【質問者】
中谷嘉寿 近畿大学医学部腎臓内科准教授
【腎臓学と腫瘍学が重なり合う部分を横断的に取り扱う学問・診療分野である】
Onconephrologyとは,oncology(腫瘍学)とnephrology(腎臓学)を合わせた言葉であることからわかるように,この両分野の共通する部分を取り扱う新たな分野です。
以前から臨床の現場では,がん患者に生じる腎障害はがん治療を困難にしたり生命予後を規定したりする重要な問題としてとらえられていました。しかし昨今,高齢化やがん治療の進歩に伴い,腎に関する問題が重要性を増したことから,腎障害を合併するがん患者に対する分野横断的な診療や研究を進める目的で,onconephrologyは2010年頃から新たに体系立った学問・診療領域として創設され,注目されるようになってきました。

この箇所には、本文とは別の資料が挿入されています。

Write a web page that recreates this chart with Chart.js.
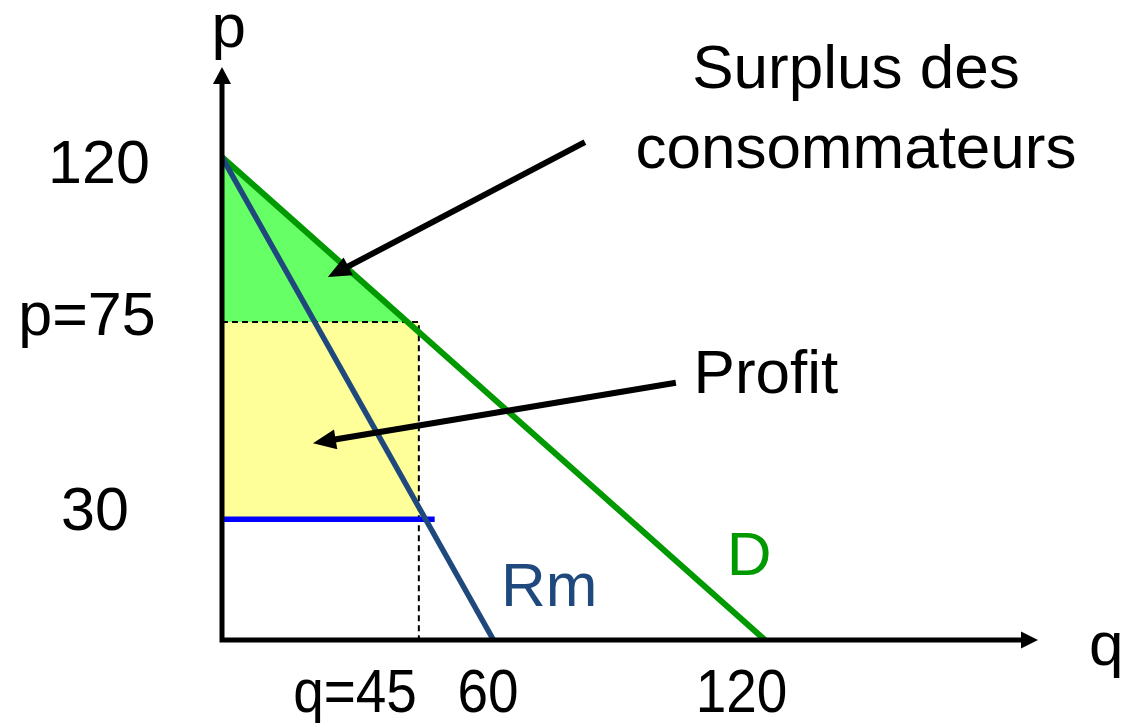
<!DOCTYPE html>
<html>
<head>
<meta charset="utf-8">
<script src="https://cdn.jsdelivr.net/npm/chart.js@4"></script>
<style>
  html, body { margin: 0; background: #fff; }
  #wrap { width: 1126px; height: 723px; }
</style>
</head>
<body>
<div id="wrap"><canvas id="chart"></canvas></div>
<script>
const demandQ = [0, 120];
const demandP = [120, 0];
const rmQ = [0, 60];
const rmP = [120, 0];
const costQ = [0, 47];
const costP = [30, 30];
// equilibrium where the picture draws it (it is labelled q=45, p=75)
const eqQ = 43.5;
const eqP = 79;
const surplusQ = [0, 41];
const surplusP = [120, eqP];
const profitQ = [0, eqQ];
const profitP = [eqP, eqP];
const guideQ = [0, eqQ, eqQ];
const guideP = [eqP, eqP, 0];
const xTickValues = [eqQ, 60, 120];
const xTickLabels = ['q=45', '60', '120'];
const yTickValues = [120, eqP, 30];
const yTickLabels = ['120', 'p=75', '30'];

const FONT = '"Liberation Sans", Arial, sans-serif';
const RM_COLOR = '#1f497d';
const D_COLOR = '#009900';

// label anchors in data units
const notes = [
  { text: 'Surplus des', q: 140.1, p: 137.1, color: '#000' },
  { text: 'consommateurs', q: 140.1, p: 117.3, color: '#000' },
  { text: 'Profit', q: 120.2, p: 61.4, color: '#000' },
  { text: 'Rm', q: 72.3, p: 8.4, color: RM_COLOR },
  { text: 'D', q: 116.5, p: 16.1, color: D_COLOR },
  { text: 'p', q: 1.5, p: 147.3, color: '#000' },
  { text: 'q', q: 195.4, p: -6.2, color: '#000' }
];
const pointers = [
  { from: [80.2, 123.7], to: [23.4, 90.2] },
  { from: [100.3, 63.9], to: [20.1, 48.9] }
];
const xTickStyle = [{ align: 'right', dx: -2 }, { align: 'center', dx: -5.5 }, { align: 'center', dx: -23.5 }];
const yTickStyle = [{ dx: -123, dy: 26 }, { dx: -135, dy: 13 }, { dx: -127, dy: 11 }];

const pts = (xs, ys) => xs.map((x, i) => ({ x, y: ys[i] }));

function head(ctx, tx, ty, dx, dy, len, half) {
  const bx = tx - dx * len, by = ty - dy * len;
  ctx.beginPath();
  ctx.moveTo(tx, ty);
  ctx.lineTo(bx - dy * half, by + dx * half);
  ctx.lineTo(bx + dy * half, by - dx * half);
  ctx.closePath();
  ctx.fill();
}

const extras = {
  id: 'extras',
  afterDatasetsDraw(chart) {
    const { ctx, chartArea: a, scales: { x, y } } = chart;
    const ox = x.getPixelForValue(0), oy = y.getPixelForValue(0);
    ctx.save();
    ctx.strokeStyle = '#000';
    ctx.fillStyle = '#000';
    ctx.lineWidth = 5;
    ctx.beginPath();
    ctx.moveTo(ox, oy + 2.5);
    ctx.lineTo(ox, a.top + 12);
    ctx.moveTo(ox - 2.5, oy);
    ctx.lineTo(a.right - 12, oy);
    ctx.stroke();
    head(ctx, ox, a.top - 1.5, 0, -1, 17, 9);
    head(ctx, a.right + 1.5, oy, 1, 0, 17, 8.5);

    ctx.lineWidth = 6;
    pointers.forEach(pt => {
      const x0 = x.getPixelForValue(pt.from[0]), y0 = y.getPixelForValue(pt.from[1]);
      const x1 = x.getPixelForValue(pt.to[0]), y1 = y.getPixelForValue(pt.to[1]);
      const len = Math.hypot(x1 - x0, y1 - y0);
      const dx = (x1 - x0) / len, dy = (y1 - y0) / len;
      ctx.beginPath();
      ctx.moveTo(x0, y0);
      ctx.lineTo(x1 - dx * 16, y1 - dy * 16);
      ctx.stroke();
      head(ctx, x1, y1, dx, dy, 23, 10);
    });
    ctx.restore();
  },
  afterDraw(chart) {
    const { ctx, scales: { x, y } } = chart;
    const ox = x.getPixelForValue(0), oy = y.getPixelForValue(0);
    ctx.save();
    ctx.textBaseline = 'alphabetic';
    ctx.fillStyle = '#000';
    ctx.font = '61px ' + FONT;
    // the q labels are a little narrower in the original
    xTickValues.forEach((v, i) => {
      ctx.save();
      ctx.translate(x.getPixelForValue(v) + xTickStyle[i].dx, oy + 72);
      ctx.scale(0.9, 1);
      ctx.textAlign = xTickStyle[i].align;
      ctx.fillText(xTickLabels[i], 0, 0);
      ctx.restore();
    });
    ctx.textAlign = 'center';
    yTickValues.forEach((v, i) => {
      ctx.fillText(yTickLabels[i], ox + yTickStyle[i].dx, y.getPixelForValue(v) + yTickStyle[i].dy);
    });
    ctx.font = '62px ' + FONT;
    notes.forEach(n => {
      ctx.fillStyle = n.color;
      ctx.fillText(n.text, x.getPixelForValue(n.q), y.getPixelForValue(n.p));
    });
    ctx.restore();
  }
};

new Chart(document.getElementById('chart'), {
  type: 'scatter',
  data: {
    datasets: [
      { data: pts(rmQ, rmP), showLine: true, borderColor: RM_COLOR, borderWidth: 5.5, order: 1 },
      { data: pts(demandQ, demandP), showLine: true, borderColor: D_COLOR, borderWidth: 6, order: 2 },
      { data: pts(costQ, costP), showLine: true, borderColor: '#0000ff', borderWidth: 5.5, order: 3 },
      { data: pts(guideQ, guideP), showLine: true, borderColor: '#000', borderWidth: 2, borderDash: [6, 4], order: 4 },
      { data: pts(surplusQ, surplusP), showLine: true, borderWidth: 0, backgroundColor: '#66ff66', fill: { value: eqP }, order: 5 },
      { data: pts(profitQ, profitP), showLine: true, borderWidth: 0, backgroundColor: '#ffff99', fill: { value: 30 }, order: 6 }
    ]
  },
  options: {
    responsive: true,
    maintainAspectRatio: false,
    animation: false,
    events: [],
    elements: { point: { radius: 0 } },
    layout: { padding: { left: 222, right: 89.5, top: 68.5, bottom: 83 } },
    scales: {
      x: { type: 'linear', min: 0, max: 180, display: false },
      y: { type: 'linear', min: 0, max: 142, display: false }
    },
    plugins: { legend: { display: false }, tooltip: { enabled: false } }
  },
  plugins: [extras]
});
</script>
</body>
</html>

特に注目度が高いのが,がん治療に伴う腎障害の問題です。長年頻用されてきたシスプラチンなどの化学療法薬に加えて,血管内皮増殖因子(vascular endothelial growth factor:VEGF)経路を阻害する分子標的薬や免疫チェックポイント阻害薬はがん治療成績を向上させてきました。一方でこれらの薬物の有害事象としての腎障害が,重要な問題として浮かび上がってきました。